▶ RECORDS PROVIDED
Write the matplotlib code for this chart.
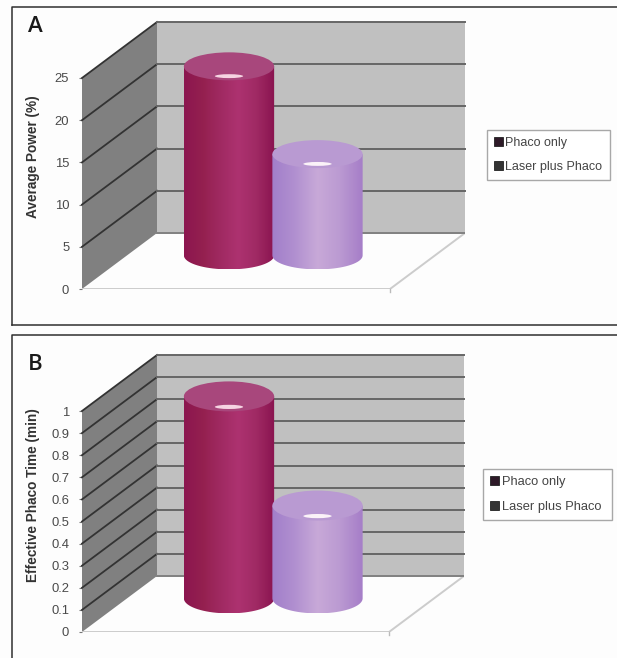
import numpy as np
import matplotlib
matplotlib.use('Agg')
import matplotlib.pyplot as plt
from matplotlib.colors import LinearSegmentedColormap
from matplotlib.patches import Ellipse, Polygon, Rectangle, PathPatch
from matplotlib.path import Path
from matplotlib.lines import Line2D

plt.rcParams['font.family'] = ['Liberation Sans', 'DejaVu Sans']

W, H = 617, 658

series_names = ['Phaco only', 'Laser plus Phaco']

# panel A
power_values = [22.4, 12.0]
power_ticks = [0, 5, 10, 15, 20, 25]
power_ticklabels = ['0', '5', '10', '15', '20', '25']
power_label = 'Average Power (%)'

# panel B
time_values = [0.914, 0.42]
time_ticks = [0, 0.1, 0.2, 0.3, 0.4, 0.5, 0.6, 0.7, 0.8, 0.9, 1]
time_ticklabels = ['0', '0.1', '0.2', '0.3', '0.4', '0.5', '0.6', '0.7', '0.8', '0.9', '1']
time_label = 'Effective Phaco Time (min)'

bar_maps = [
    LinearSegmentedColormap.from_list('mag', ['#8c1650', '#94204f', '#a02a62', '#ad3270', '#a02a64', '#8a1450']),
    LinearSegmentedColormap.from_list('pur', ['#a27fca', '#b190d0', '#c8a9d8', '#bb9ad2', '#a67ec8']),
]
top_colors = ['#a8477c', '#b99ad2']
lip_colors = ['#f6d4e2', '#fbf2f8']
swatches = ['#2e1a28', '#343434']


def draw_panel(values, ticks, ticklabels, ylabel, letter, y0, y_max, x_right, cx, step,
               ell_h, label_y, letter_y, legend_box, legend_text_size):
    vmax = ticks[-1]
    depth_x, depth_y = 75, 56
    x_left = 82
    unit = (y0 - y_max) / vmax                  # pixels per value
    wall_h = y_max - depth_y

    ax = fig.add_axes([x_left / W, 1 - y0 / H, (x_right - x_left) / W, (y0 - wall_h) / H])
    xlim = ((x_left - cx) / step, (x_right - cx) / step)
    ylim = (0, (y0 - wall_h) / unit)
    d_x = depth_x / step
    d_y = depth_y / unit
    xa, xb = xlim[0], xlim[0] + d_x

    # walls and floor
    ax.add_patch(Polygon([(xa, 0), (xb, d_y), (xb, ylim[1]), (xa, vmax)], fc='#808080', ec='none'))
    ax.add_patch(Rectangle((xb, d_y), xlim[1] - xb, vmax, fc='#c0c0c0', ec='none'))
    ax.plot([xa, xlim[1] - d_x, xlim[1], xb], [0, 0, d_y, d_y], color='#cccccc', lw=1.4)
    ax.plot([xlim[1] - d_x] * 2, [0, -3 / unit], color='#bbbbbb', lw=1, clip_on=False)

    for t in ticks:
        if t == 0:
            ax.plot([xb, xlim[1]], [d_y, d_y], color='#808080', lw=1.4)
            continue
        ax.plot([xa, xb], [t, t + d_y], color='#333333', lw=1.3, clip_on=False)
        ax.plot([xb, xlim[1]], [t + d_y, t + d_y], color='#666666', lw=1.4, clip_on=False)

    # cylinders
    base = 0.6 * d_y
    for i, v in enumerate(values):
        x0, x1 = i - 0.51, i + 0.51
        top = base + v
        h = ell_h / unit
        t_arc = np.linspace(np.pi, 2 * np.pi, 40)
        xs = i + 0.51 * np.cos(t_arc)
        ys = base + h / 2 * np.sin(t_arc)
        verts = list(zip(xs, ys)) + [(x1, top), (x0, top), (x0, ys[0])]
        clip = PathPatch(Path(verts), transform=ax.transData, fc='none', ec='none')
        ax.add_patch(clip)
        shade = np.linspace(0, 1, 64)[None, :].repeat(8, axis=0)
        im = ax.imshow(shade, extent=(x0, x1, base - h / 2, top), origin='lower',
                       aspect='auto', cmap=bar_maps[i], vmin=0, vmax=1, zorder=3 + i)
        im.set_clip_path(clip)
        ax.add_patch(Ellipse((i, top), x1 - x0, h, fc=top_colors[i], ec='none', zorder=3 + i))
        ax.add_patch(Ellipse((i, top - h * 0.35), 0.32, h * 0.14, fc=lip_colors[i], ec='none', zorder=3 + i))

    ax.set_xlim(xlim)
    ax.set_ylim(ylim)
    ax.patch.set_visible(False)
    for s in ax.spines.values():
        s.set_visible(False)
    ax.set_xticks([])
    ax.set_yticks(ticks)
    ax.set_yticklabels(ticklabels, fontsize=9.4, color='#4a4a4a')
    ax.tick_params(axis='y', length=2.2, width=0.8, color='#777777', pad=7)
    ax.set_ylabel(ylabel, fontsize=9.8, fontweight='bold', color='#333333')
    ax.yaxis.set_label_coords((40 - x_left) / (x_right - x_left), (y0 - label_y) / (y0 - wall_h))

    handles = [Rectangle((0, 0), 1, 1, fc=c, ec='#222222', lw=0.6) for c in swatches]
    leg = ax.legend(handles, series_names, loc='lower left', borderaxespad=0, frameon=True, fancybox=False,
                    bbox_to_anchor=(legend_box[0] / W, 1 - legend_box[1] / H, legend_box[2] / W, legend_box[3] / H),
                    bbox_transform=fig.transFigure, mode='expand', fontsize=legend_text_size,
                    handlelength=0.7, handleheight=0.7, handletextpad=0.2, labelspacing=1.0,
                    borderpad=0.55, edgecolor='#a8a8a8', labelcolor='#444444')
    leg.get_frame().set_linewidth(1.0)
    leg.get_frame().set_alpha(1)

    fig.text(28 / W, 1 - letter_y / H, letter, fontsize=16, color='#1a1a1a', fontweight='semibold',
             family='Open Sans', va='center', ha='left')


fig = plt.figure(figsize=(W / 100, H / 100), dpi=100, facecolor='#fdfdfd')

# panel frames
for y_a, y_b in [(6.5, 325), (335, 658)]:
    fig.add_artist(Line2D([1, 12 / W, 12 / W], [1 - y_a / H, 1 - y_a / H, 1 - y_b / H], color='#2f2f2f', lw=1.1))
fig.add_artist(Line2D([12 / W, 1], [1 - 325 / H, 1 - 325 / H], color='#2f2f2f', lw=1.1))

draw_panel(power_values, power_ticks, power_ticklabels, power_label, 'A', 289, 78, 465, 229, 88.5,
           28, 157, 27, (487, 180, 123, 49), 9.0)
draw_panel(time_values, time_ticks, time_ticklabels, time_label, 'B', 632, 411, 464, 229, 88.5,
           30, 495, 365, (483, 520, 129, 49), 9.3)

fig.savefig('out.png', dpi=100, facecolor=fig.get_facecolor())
...
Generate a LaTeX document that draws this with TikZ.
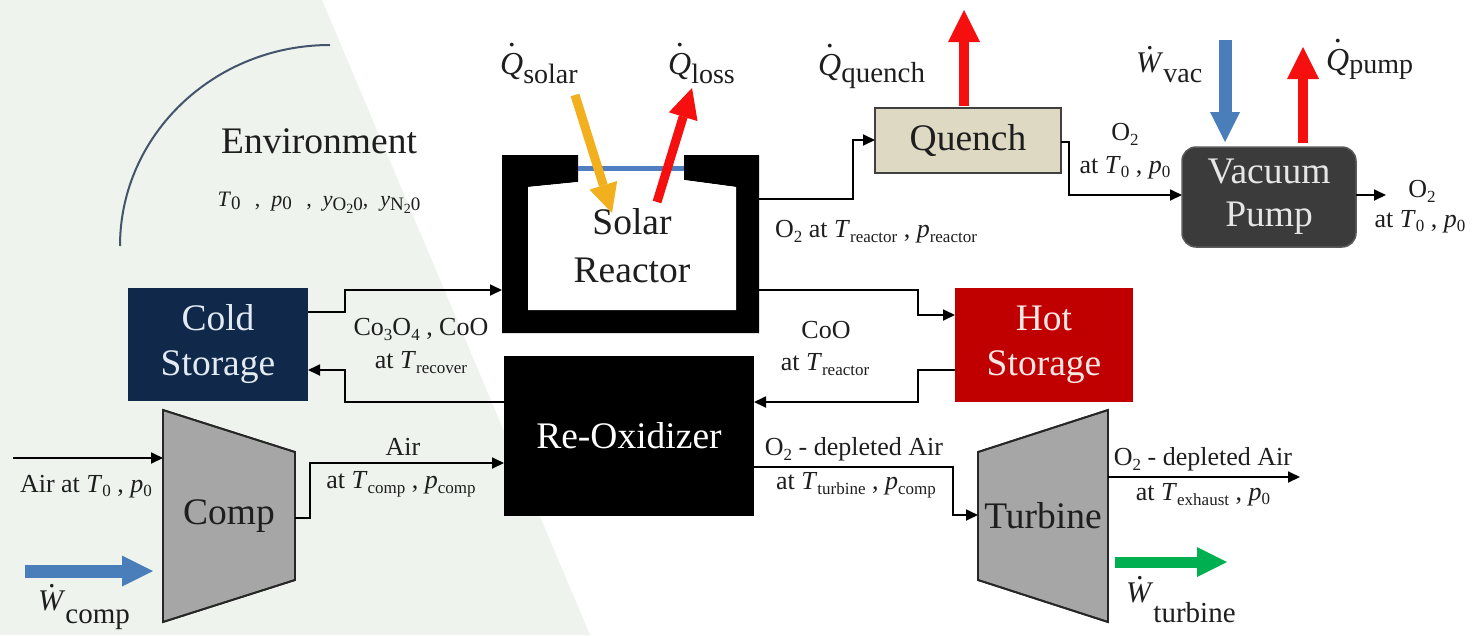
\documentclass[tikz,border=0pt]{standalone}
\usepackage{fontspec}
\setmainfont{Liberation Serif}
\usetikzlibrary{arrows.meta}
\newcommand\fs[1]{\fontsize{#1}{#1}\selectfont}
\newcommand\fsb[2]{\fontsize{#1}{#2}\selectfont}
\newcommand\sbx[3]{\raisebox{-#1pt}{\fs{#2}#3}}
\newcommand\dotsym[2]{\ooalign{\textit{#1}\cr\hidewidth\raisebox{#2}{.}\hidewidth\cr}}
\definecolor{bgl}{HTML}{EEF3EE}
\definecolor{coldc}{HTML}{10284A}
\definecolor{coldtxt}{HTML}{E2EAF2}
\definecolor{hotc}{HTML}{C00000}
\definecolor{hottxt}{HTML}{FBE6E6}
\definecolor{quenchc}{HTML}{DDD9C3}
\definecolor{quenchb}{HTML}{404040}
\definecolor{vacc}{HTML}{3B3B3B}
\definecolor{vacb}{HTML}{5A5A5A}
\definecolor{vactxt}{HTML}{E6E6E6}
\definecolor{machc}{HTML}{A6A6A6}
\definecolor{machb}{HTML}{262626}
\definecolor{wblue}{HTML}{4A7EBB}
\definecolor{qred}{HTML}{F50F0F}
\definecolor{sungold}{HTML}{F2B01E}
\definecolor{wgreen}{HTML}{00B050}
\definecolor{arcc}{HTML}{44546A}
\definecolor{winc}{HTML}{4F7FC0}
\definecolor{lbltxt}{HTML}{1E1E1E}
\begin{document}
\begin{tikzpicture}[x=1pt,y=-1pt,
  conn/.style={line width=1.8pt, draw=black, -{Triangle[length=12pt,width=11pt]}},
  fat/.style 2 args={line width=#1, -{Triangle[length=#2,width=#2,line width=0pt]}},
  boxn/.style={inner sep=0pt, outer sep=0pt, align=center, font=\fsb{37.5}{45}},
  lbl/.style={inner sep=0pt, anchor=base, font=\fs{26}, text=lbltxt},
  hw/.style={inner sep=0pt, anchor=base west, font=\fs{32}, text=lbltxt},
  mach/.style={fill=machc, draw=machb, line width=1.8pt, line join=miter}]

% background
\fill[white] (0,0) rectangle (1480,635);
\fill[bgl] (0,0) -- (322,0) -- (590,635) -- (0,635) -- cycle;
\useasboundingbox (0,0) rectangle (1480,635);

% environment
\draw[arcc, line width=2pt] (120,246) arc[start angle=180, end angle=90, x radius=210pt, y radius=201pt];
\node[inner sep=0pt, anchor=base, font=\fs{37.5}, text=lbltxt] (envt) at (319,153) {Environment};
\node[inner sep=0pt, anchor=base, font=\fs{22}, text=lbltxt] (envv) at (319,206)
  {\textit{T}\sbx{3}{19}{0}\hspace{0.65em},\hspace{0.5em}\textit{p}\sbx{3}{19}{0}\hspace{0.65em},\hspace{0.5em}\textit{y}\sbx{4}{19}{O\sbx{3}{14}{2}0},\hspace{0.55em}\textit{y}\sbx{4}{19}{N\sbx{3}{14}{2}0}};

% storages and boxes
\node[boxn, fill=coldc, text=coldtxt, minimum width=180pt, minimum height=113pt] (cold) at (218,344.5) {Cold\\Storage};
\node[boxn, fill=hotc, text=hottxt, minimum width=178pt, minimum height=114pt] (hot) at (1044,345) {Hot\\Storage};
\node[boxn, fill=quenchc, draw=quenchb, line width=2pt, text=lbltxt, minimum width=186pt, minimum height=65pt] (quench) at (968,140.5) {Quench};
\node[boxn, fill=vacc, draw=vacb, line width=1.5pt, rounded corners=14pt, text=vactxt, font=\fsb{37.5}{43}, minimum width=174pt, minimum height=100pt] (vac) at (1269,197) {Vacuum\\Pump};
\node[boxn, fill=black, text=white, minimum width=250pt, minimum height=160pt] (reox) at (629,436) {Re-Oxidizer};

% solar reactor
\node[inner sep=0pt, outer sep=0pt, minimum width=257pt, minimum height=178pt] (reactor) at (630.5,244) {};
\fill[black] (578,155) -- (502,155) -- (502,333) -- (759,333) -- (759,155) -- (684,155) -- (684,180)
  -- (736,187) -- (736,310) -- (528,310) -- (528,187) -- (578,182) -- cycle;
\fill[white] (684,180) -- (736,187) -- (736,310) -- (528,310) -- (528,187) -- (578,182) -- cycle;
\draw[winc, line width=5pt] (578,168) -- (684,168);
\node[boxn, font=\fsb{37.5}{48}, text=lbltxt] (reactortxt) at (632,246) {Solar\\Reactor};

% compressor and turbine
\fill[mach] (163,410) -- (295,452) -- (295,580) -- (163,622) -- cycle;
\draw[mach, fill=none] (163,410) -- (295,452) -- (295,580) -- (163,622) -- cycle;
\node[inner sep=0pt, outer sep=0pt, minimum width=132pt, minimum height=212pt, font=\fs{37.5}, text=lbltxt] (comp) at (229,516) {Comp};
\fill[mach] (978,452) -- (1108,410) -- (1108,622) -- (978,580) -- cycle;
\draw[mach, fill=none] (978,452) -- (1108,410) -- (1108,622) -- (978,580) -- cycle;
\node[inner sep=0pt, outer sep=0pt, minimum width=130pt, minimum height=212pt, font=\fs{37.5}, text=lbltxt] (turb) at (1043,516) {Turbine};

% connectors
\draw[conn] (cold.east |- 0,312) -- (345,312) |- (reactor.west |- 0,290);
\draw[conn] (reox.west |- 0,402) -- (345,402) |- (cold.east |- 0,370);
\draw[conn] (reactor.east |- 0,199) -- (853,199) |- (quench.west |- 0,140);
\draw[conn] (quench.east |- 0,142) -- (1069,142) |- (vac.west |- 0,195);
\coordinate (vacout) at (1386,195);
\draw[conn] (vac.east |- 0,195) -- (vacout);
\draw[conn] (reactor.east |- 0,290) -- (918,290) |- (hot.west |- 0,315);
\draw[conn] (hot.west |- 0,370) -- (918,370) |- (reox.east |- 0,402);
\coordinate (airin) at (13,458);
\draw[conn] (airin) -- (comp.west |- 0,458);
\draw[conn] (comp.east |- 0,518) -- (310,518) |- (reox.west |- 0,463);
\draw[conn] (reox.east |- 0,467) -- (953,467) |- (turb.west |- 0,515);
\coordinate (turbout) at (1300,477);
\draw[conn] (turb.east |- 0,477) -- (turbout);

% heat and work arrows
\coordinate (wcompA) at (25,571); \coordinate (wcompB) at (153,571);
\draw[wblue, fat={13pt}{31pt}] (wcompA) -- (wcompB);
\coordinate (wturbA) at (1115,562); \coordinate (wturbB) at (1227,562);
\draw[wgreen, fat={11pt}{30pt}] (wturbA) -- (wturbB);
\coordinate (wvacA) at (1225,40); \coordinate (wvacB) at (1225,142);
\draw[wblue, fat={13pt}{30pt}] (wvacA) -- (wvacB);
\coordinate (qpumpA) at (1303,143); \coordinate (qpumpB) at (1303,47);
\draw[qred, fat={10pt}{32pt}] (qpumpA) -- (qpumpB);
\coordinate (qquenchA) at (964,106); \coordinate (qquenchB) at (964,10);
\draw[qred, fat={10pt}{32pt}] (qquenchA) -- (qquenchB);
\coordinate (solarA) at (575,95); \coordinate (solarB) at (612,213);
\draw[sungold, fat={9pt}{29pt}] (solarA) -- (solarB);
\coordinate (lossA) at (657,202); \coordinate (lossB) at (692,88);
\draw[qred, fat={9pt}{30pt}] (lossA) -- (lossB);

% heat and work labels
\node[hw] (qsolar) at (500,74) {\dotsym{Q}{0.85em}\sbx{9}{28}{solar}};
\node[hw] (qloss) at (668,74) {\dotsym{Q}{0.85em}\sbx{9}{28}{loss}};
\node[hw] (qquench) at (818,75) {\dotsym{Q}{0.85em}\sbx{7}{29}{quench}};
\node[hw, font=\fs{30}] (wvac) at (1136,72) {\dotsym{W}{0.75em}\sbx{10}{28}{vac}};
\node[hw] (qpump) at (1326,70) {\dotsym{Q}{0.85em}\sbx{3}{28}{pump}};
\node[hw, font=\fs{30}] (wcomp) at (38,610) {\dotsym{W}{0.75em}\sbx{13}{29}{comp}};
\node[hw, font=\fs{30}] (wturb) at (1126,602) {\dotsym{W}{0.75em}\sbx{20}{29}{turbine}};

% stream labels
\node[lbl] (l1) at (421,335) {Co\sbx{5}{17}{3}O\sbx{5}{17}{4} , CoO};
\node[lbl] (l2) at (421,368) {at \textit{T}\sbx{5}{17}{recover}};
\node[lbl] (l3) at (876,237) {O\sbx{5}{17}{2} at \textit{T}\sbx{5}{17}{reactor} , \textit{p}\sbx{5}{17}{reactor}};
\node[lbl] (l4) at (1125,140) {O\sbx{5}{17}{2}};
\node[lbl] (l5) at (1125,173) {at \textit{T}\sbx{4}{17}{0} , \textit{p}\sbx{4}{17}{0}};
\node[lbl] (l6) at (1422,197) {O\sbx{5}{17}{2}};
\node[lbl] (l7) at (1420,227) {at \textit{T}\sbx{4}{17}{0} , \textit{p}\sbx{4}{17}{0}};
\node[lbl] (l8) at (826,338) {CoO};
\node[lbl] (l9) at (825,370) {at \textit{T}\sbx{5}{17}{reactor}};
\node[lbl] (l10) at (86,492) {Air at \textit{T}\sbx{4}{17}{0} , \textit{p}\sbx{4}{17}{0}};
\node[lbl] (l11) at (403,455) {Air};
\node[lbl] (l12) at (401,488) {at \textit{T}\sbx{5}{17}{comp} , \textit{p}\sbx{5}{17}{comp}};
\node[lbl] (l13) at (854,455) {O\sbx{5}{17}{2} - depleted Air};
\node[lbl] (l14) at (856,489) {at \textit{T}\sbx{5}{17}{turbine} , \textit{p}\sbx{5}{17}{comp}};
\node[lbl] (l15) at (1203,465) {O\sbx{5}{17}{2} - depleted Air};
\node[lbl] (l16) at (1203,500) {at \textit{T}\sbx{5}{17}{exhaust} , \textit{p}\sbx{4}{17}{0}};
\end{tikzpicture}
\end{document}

▶ WRITTEN PROBLEM
Copy out the listing above from the line containing "Write the matplotlib code for this chart." to the line containing "from matplotlib.lines import Line2D", both included, exactly as written and minus the images.

▶ RIGHT ANSWER
Write the matplotlib code for this chart.
import numpy as np
import matplotlib
matplotlib.use('Agg')
import matplotlib.pyplot as plt
from matplotlib.colors import LinearSegmentedColormap
from matplotlib.patches import Ellipse, Polygon, Rectangle, PathPatch
from matplotlib.path import Path
from matplotlib.lines import Line2D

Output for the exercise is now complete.